AUMENTO DESCONTROLADO DOS GASTOS PODE LEVAR A UMA RECESSÃO EM 2023, AFIRMA ECONOMISTA
"Por enquanto as sinalizações têm sido muito ruins", endossa Sérgio Vale, economista-chefe da MB Associados.
Considerado o valor de R$ 175 bilhões fora do teto indicado até agora pela equipe de transição de Lula, o déficit das contas públicas em 2023 pode beirar um patamar ao redor de R$ 300 bilhões, projeta o economista.
Um déficit de tal magnitude, diz Vale, faz o mercado se questionar como se dará o financiamento desse rombo fiscal, sendo o corte de gastos e o aumento de impostos as duas principais alternativas possíveis.
No entanto, com as dificuldades conhecidas do governo para reduzir o nível de gastos, a saída mais provável deve ser um aumento da já elevada carga tributária, prevê o economista-chefe da MB Associados.
"É uma situação fiscal complicada, o que pode significar que o BC terá de ser mais agressivo com os juros, seja mantendo a Selic em 13,75% por mais tempo ou aumentando a taxa de juros quando tiver uma clareza maior sobre a questão fiscal", diz Vale.
Ele acrescenta que, em um cenário de juros mais altos por mais tempo, o crescimento previsto para o PIB (Produto Interno Bruto) para 2023, que já é baixo, entre 0,5% e 1%, pode caminhar para mais perto de zero, ou eventualmente até levar a uma recessão da economia no próximo ano.

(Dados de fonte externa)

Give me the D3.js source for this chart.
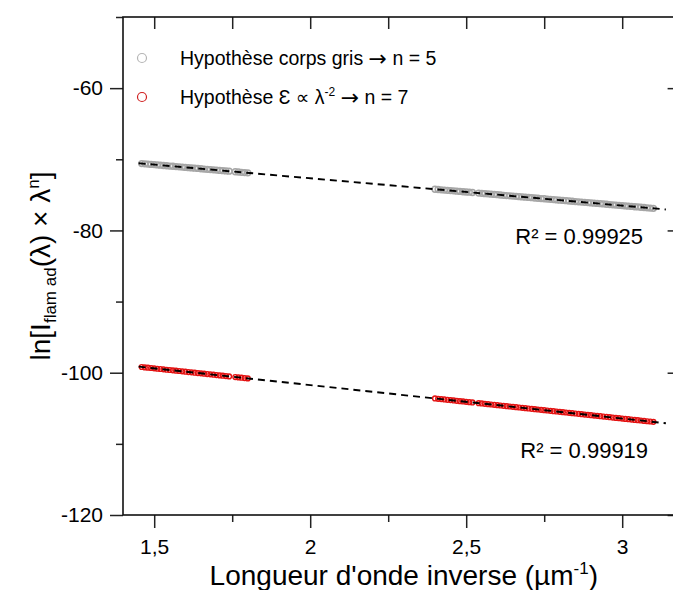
<!DOCTYPE html>
<html><head><meta charset="utf-8">
<script src="https://cdn.jsdelivr.net/npm/d3@7"></script>
<style>
body{margin:0;background:#fff}
svg{display:block}
text{font-family:"Liberation Sans",Arial,sans-serif;fill:#000}
</style>
</head><body><svg id="c" width="673" height="590"></svg>
<script>
// ---- data ----
const xTicks = [1.5, 2, 2.5, 3];
const xTickLabels = ["1,5", "2", "2,5", "3"];
const xMinorTicks = [1.75, 2.25, 2.75];
const xTopTicks = [1.5, 1.75, 2, 2.25, 2.5, 2.75, 3];
const yTicks = [-120, -100, -80, -60];
const yTickLabels = ["-120", "-100", "-80", "-60"];
const yMinorTicks = [-110, -90, -70, -50];

const xValues = [
 1.46,1.47,1.48,1.49,1.50,1.51,1.52,1.53,1.54,1.55,1.56,1.57,1.58,1.59,1.60,1.61,1.62,1.63,1.64,1.65,
 1.66,1.67,1.68,1.69,1.70,1.71,1.72,1.73,1.74,1.76,1.77,1.78,1.79,1.80,
 2.40,2.41,2.42,2.43,2.44,2.45,2.46,2.47,2.48,2.49,2.50,2.51,2.52,2.54,2.55,2.56,2.57,2.58,2.59,2.60,
 2.61,2.62,2.63,2.64,2.65,2.66,2.67,2.68,2.69,2.70,2.71,2.72,2.73,2.74,2.75,2.76,2.77,2.78,2.79,2.80,
 2.81,2.82,2.83,2.84,2.85,2.86,2.87,2.88,2.89,2.90,2.91,2.92,2.93,2.94,2.95,2.96,2.97,2.98,2.99,3.00,
 3.01,3.02,3.03,3.04,3.05,3.06,3.07,3.08,3.09,3.10
];
const grayValues = [
 -70.60,-70.64,-70.68,-70.72,-70.75,-70.79,-70.83,-70.87,-70.91,-70.95,-70.98,-71.02,-71.06,-71.10,-71.14,-71.18,-71.21,-71.25,-71.29,-71.33,
 -71.37,-71.41,-71.44,-71.48,-71.52,-71.56,-71.60,-71.64,-71.67,-71.75,-71.79,-71.83,-71.87,-71.90,
 -74.21,-74.25,-74.29,-74.33,-74.36,-74.40,-74.44,-74.48,-74.52,-74.56,-74.60,-74.63,-74.67,-74.75,-74.79,-74.83,-74.86,-74.90,-74.94,-74.98,
 -75.02,-75.06,-75.10,-75.13,-75.17,-75.21,-75.25,-75.29,-75.33,-75.36,-75.40,-75.44,-75.48,-75.52,-75.55,-75.59,-75.63,-75.67,-75.71,-75.75,
 -75.78,-75.82,-75.86,-75.90,-75.94,-75.98,-76.01,-76.05,-76.09,-76.13,-76.17,-76.21,-76.24,-76.28,-76.32,-76.36,-76.40,-76.44,-76.47,-76.51,
 -76.55,-76.59,-76.63,-76.67,-76.70,-76.74,-76.78,-76.82,-76.86,-76.90
];
const redValues = [
 -99.20,-99.25,-99.29,-99.34,-99.39,-99.44,-99.48,-99.53,-99.58,-99.62,-99.67,-99.72,-99.76,-99.81,-99.86,-99.91,-99.95,-100.00,-100.05,-100.09,
 -100.14,-100.19,-100.23,-100.28,-100.33,-100.38,-100.42,-100.47,-100.52,-100.61,-100.66,-100.70,-100.75,-100.80,
 -103.62,-103.67,-103.71,-103.76,-103.81,-103.85,-103.90,-103.95,-104.00,-104.04,-104.09,-104.14,-104.18,-104.28,-104.32,-104.37,-104.42,-104.47,-104.51,-104.56,
 -104.61,-104.65,-104.70,-104.75,-104.79,-104.84,-104.89,-104.94,-104.98,-105.03,-105.08,-105.12,-105.17,-105.22,-105.26,-105.31,-105.36,-105.41,-105.45,-105.50,
 -105.55,-105.59,-105.64,-105.69,-105.73,-105.78,-105.83,-105.88,-105.92,-105.97,-106.02,-106.06,-106.11,-106.16,-106.20,-106.25,-106.30,-106.35,-106.39,-106.44,
 -106.49,-106.53,-106.58,-106.63,-106.67,-106.72,-106.77,-106.82,-106.86,-106.91
];
const fitX = [1.45, 3.14];
const grayFit = [-70.56, -77.05];
const redFit = [-99.15, -107.10];
const r2Labels = ["R² = 0.99925", "R² = 0.99919"];
const r2Pos = [[3.067, -81.9], [3.083, -111.97]];

// ---- chart ----
const L = 123, T = 17, B = 515;
const svg = d3.select("#c");
const x = d3.scaleLinear().domain([1.4, 3.2]).range([L, L + 1.8 * 312]);
const R = x(3.2);
const y = d3.scaleLinear().domain([-120, -50]).range([B, T]);

// markers
function drawSeries(vals, color, r, sw) {
  svg.append("g").selectAll("circle").data(xValues.map((d, i) => [d, vals[i]]))
    .join("circle")
    .attr("cx", d => x(d[0])).attr("cy", d => y(d[1])).attr("r", r)
    .attr("fill", "none").attr("stroke", color).attr("stroke-width", sw);
}
drawSeries(grayValues, "#a6a6a6", 2.9, 1.5);
drawSeries(redValues, "#e31212", 2.4, 1.4);

// fit lines
const line = d3.line().x(d => x(d[0])).y(d => y(d[1]));
[grayFit, redFit].forEach(f => {
  svg.append("path").datum(fitX.map((d, i) => [d, f[i]]))
    .attr("d", line).attr("fill", "none").attr("stroke", "#000")
    .attr("stroke-width", 1.9).attr("stroke-dasharray", "7,5");
});

// axes
function styleAxis(g, fs) {
  g.select(".domain").remove();
  g.selectAll(".tick line").attr("stroke", "#222").attr("stroke-width", 1.5);
  g.selectAll(".tick text").attr("font-size", fs).attr("font-family", '"Liberation Sans",Arial,sans-serif').attr("fill", "#000");
}
const gxb = svg.append("g").attr("transform", `translate(0,${B})`)
  .call(d3.axisBottom(x).tickValues(xTicks).tickSize(13).tickPadding(11)
    .tickFormat((d, i) => xTickLabels[i]));
styleAxis(gxb, 21);
const gxbm = svg.append("g").attr("transform", `translate(0,${B})`)
  .call(d3.axisBottom(x).tickValues(xMinorTicks).tickSize(7).tickFormat(""));
styleAxis(gxbm, 21);
const gyl = svg.append("g").attr("transform", `translate(${L},0)`)
  .call(d3.axisLeft(y).tickValues(yTicks).tickSize(13).tickPadding(7)
    .tickFormat((d, i) => yTickLabels[i]));
styleAxis(gyl, 21);
const gylm = svg.append("g").attr("transform", `translate(${L},0)`)
  .call(d3.axisLeft(y).tickValues(yMinorTicks).tickSize(7).tickFormat(""));
styleAxis(gylm, 21);
const gxt = svg.append("g").attr("transform", `translate(0,${T})`)
  .call(d3.axisTop(x).tickValues(xTopTicks).tickSize(-12).tickFormat(""));
styleAxis(gxt, 21);
const gyr = svg.append("g").attr("transform", `translate(${R},0)`)
  .call(d3.axisRight(y).tickValues(yTicks).tickSize(-17).tickFormat(""));
styleAxis(gyr, 21);

// frame
svg.append("rect").attr("x", L).attr("y", T).attr("width", R - L).attr("height", B - T)
  .attr("fill", "none").attr("stroke", "#111").attr("stroke-width", 1.6);

// R² labels
r2Labels.forEach((t, i) => {
  svg.append("text").attr("x", x(r2Pos[i][0])).attr("y", y(r2Pos[i][1]))
    .attr("text-anchor", "end").attr("font-size", 22).text(t);
});

// legend
const arrowFont = '"DejaVu Sans",sans-serif';
const lg = svg.append("g");
lg.append("circle").attr("cx", 142).attr("cy", 58).attr("r", 4.5)
  .attr("fill", "none").attr("stroke", "#b5b5b5").attr("stroke-width", 1.2);
lg.append("circle").attr("cx", 142).attr("cy", 97).attr("r", 4.5)
  .attr("fill", "none").attr("stroke", "#d02020").attr("stroke-width", 1.2);
const t1 = lg.append("text").attr("x", 180).attr("y", 65).attr("font-size", 19.5);
t1.append("tspan").text("Hypothèse corps gris ");
t1.append("tspan").attr("font-family", arrowFont).attr("font-size", 22).attr("dy", 1).text("→");
t1.append("tspan").attr("dy", -1).text(" n = 5");
const t2 = lg.append("text").attr("x", 180).attr("y", 104).attr("font-size", 19.5);
t2.append("tspan").text("Hypothèse Ɛ ");
t2.append("tspan").attr("font-family", arrowFont).attr("font-size", 19).text("∝");
t2.append("tspan").text(" λ");
t2.append("tspan").attr("font-size", 12).attr("dy", -8).text("-2");
t2.append("tspan").attr("dy", 8).text(" ");
t2.append("tspan").attr("font-family", arrowFont).attr("font-size", 22).attr("dy", 1).text("→");
t2.append("tspan").attr("dy", -1).text(" n = 7");

// x title
const xt = svg.append("text").attr("x", (L + R) / 2).attr("y", 585)
  .attr("text-anchor", "middle").attr("font-size", 28);
xt.append("tspan").text("Longueur d'onde inverse (µm");
xt.append("tspan").attr("font-size", 17).attr("dy", -11).text("-1");
xt.append("tspan").attr("dy", 11).text(")");

// y title
const yt = svg.append("text").attr("transform", `translate(50,${(T + B) / 2}) rotate(-90)`)
  .attr("text-anchor", "middle").attr("font-size", 28);
yt.append("tspan").text("ln[I");
yt.append("tspan").attr("font-size", 17).attr("dy", 6).text("flam ad");
yt.append("tspan").attr("dy", -6).text("(λ) × λ");
yt.append("tspan").attr("font-size", 17).attr("dy", -11).text("n");
yt.append("tspan").attr("dy", 11).text("]");
</script>
</body></html>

No boletim Focus de 11 de novembro, os economistas projetam a taxa Selic em 11,25% ao ano em dezembro de 2023, com um crescimento do PIB de 2,77% neste ano, e de 0,70% no próximo.
IRRESPONSABILIDADE FISCAL SERIA UM TIRO NO PÉ, DIZ ECONOMISTA
Economista-chefe da gestora Neo Investimentos, Luciano Sobral diz que a indicação de uma política fiscal de caráter expansionista, que force o BC a ter de manter os juros mais altos por mais tempo do que o mercado previa até então, é um "tiro no pé" do próprio governo que ainda nem sequer assumiu.
Sobral assinala que uma das principais fontes de gastos do governo são os encargos relativos ao pagamento da dívida federal, e, portanto, quanto maior forem os juros, maior será o valor despendido pelo governo para honrar essa obrigação, sobrando menos recursos para investir em outras frentes.
De toda forma, o economista-chefe da Neo Investimentos diz também não acreditar em um cenário no qual o governo eleito irá seguir por um caminho que levará à implosão das pontes com o mercado ainda no primeiro ano do novo mandato.
"A gente está apostando em um cenário menos pior do que o que o mercado está precificando agora", afirma Sobral.
Ele prevê que as discussões do governo junto ao Congresso devem resultar em uma solução no meio do caminho entre o que tem sido sinalizado pela equipe de transição nomeada pelo PT e os anseios dos agentes financeiros quanto a uma política fiscal mais austera.
"Se for tirado até R$ 100 bilhões do teto, dá para ter uma trajetória razoável da dívida. Não é o melhor dos mundos, mas também não é a tragédia que o mercado está pintando hoje", diz o especialista.